The need for annotated corpora from legal documents, and for (human) protocols for creating them: The attribution problem

The need for annotated corpora from legal documents, and for (human) protocols for creating them: The attribution problem, paper presented at the 2016 Dagstuhl Seminar on Natural Language Argumentation: Mining, Processing, and Reasoning over Textual Arguments, held at Schloss Dagstuhl, in Wadern, Germany, on April 17-22, 2016.

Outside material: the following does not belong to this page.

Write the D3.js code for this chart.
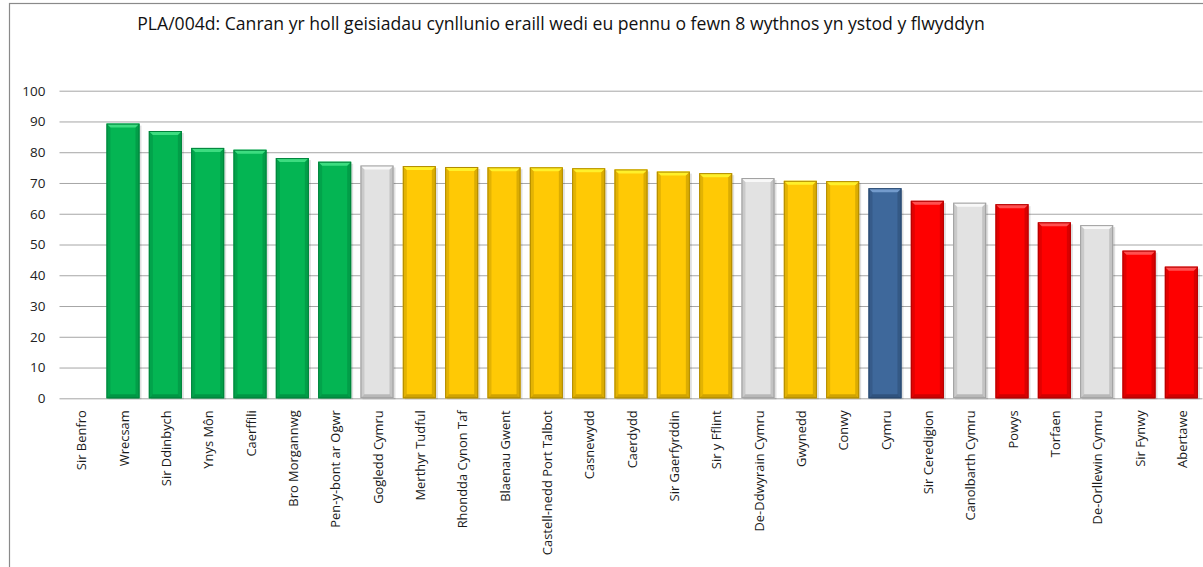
<!DOCTYPE html>
<html><head><meta charset="utf-8">
<script src="https://cdn.jsdelivr.net/npm/d3@7"></script>
<style>body{margin:0;background:#fff}svg{display:block}</style>
</head><body>
<script>
const titleText = "PLA/004d: Canran yr holl geisiadau cynllunio eraill wedi eu pennu o fewn 8 wythnos yn ystod y flwyddyn";
const categories = ["Sir Benfro","Wrecsam","Sir Ddinbych","Ynys Môn","Caerffili","Bro Morgannwg","Pen-y-bont ar Ogwr","Gogledd Cymru","Merthyr Tudful","Rhondda Cynon Taf","Blaenau Gwent","Castell-nedd Port Talbot","Casnewydd","Caerdydd","Sir Gaerfyrddin","Sir y Fflint","De-Ddwyrain Cymru","Gwynedd","Conwy","Cymru","Sir Ceredigion","Canolbarth Cymru","Powys","Torfaen","De-Orllewin Cymru","Sir Fynwy","Abertawe"];
const values = [null,89.3,86.9,81.4,80.8,78.1,76.9,75.7,75.5,75.2,75.1,75.1,74.8,74.4,73.7,73.2,71.6,70.7,70.6,68.3,64.2,63.6,63.1,57.2,56.3,48.0,42.8];
const groups = ["top","top","top","top","top","top","top","region","mid","mid","mid","mid","mid","mid","mid","mid","region","mid","mid","wales","bottom","region","bottom","bottom","region","bottom","bottom"];
const yTicks = [0,10,20,30,40,50,60,70,80,90,100];

const W = 1203, H = 567;
const m = {left: 59.5, right: 0.5, top: 90.7, bottom: 168.7};
const svg = d3.select("body").append("svg").attr("width", W).attr("height", H);
const FONT = "'Liberation Sans Narrow', 'Open Sans', sans-serif";

const pal = {
  top:    {base:"#04b553", light:"#3ddc80", dark:"#00823b"},
  mid:    {base:"#ffc905", light:"#fff02a", dark:"#b08a00"},
  region: {base:"#e2e2e2", light:"#f8f8f8", dark:"#9d9d9d"},
  wales:  {base:"#3e689b", light:"#739bcc", dark:"#28466b"},
  bottom: {base:"#fe0000", light:"#ff5050", dark:"#b00000"}
};

// chart frame (extends beyond the right/bottom edges)
svg.append("rect").attr("x", 9.5).attr("y", 3.5).attr("width", W + 20).attr("height", H + 20)
  .attr("fill", "#fff").attr("stroke", "#8a8a8a").attr("stroke-width", 1.2);

const x = d3.scaleBand().domain(categories).range([m.left, W - m.right]).paddingInner(0.22).paddingOuter(0.11);
const y = d3.scaleLinear().domain([0, 100]).range([H - m.bottom, m.top]);

// gridlines
const yAxis = d3.axisLeft(y).tickValues(yTicks).tickSize(-(W - m.right - m.left)).tickPadding(14);
const gy = svg.append("g").attr("transform", `translate(${m.left},0)`).call(yAxis);
gy.select(".domain").remove();
gy.selectAll(".tick line").attr("stroke", "#a6a6a6").attr("stroke-width", 1);
gy.selectAll(".tick text").attr("font-family", "'Open Sans', sans-serif").attr("font-size", 13.5).attr("fill", "#222");

// bars
const bars = svg.append("g").selectAll("g").data(categories.map((c, i) => ({c, v: values[i], g: groups[i]})).filter(d => d.v != null))
  .join("g");
const bw = x.bandwidth();
bars.each(function(d) {
  const g = d3.select(this);
  const x0 = x(d.c), y0 = y(d.v), y1 = y(0), h = y1 - y0, p = pal[d.g], b = 4;
  g.append("rect").attr("x", x0 + 2).attr("y", y0 + 2).attr("width", bw).attr("height", h - 1)
    .attr("fill", "#000").attr("opacity", 0.12);
  g.append("rect").attr("x", x0).attr("y", y0).attr("width", bw).attr("height", h).attr("fill", p.base);
  g.append("polygon").attr("points", [[x0, y0], [x0 + b, y0 + b], [x0 + b, y1 - b], [x0, y1]].join(" "))
    .attr("fill", p.dark).attr("opacity", 0.35);
  g.append("polygon").attr("points", [[x0 + bw, y0], [x0 + bw - b, y0 + b], [x0 + bw - b, y1 - b], [x0 + bw, y1]].join(" "))
    .attr("fill", p.dark).attr("opacity", 0.45);
  g.append("polygon").attr("points", [[x0, y1], [x0 + b, y1 - b], [x0 + bw - b, y1 - b], [x0 + bw, y1]].join(" "))
    .attr("fill", p.dark).attr("opacity", 0.6);
  g.append("polygon").attr("points", [[x0, y0], [x0 + bw, y0], [x0 + bw - b, y0 + b], [x0 + b, y0 + b]].join(" "))
    .attr("fill", p.light);
  g.append("rect").attr("x", x0 + 0.5).attr("y", y0 + 0.5).attr("width", bw - 1).attr("height", h - 1)
    .attr("fill", "none").attr("stroke", p.dark).attr("stroke-width", 1);
});

// category labels
const xAxis = d3.axisBottom(x).tickSize(0).tickPadding(0);
const gx = svg.append("g").attr("transform", `translate(0,${y(0)})`).call(xAxis);
gx.select(".domain").remove();
const labels = gx.selectAll(".tick text")
  .attr("font-family", FONT).attr("font-size", 13).attr("fill", "#1a1a1a")
  .attr("text-anchor", "end").attr("transform", "rotate(-90)")
  .attr("x", -12).attr("y", 1).attr("dy", "0.36em");
let ref = labels.filter(d => d === "Castell-nedd Port Talbot").node();
if (ref) {
  const len = ref.getComputedTextLength();
  labels.attr("font-size", (13 * 145 / len).toFixed(2));
}

// title
const t = svg.append("text").attr("x", 561).attr("y", 30).attr("text-anchor", "middle")
  .attr("font-family", FONT).attr("font-size", 15).attr("fill", "#111").text(titleText);
const tl = t.node().getComputedTextLength();
t.attr("font-size", (15 * 848 / tl).toFixed(2));
</script>
</body></html>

This paper argues that in order to make progress today in automating argumentation mining from legal documents, we have a critical need for two things. First, we need a sufficient supply of manually annotated corpora, as well as theoretical and experimental evidence that those annotated data are accurate. Second, we need protocols for effectively training people to perform the tasks and sub-tasks required to create those annotations. Such protocols are necessary not only for a team approach to annotation and for quality assurance of the finished annotations, but also for developing and testing software to assist humans in the process of annotation. Drawing upon the latest work at Hofstra University’s Law, Logic and Technology Research Laboratory in New York, the paper offers an extended example from the problem of annotating attribution relations, as an illustration of why obtaining consistent and accurate annotations in law is extremely difficult, and of why protocols are necessary. Attribution is the problem of determining which actor believes, asserts, or relies upon the truth of a proposition as a premise or a conclusion of an argument. The paper illustrates that in applying argumentation mining to legal documents, annotating attribution relations correctly is a critical task.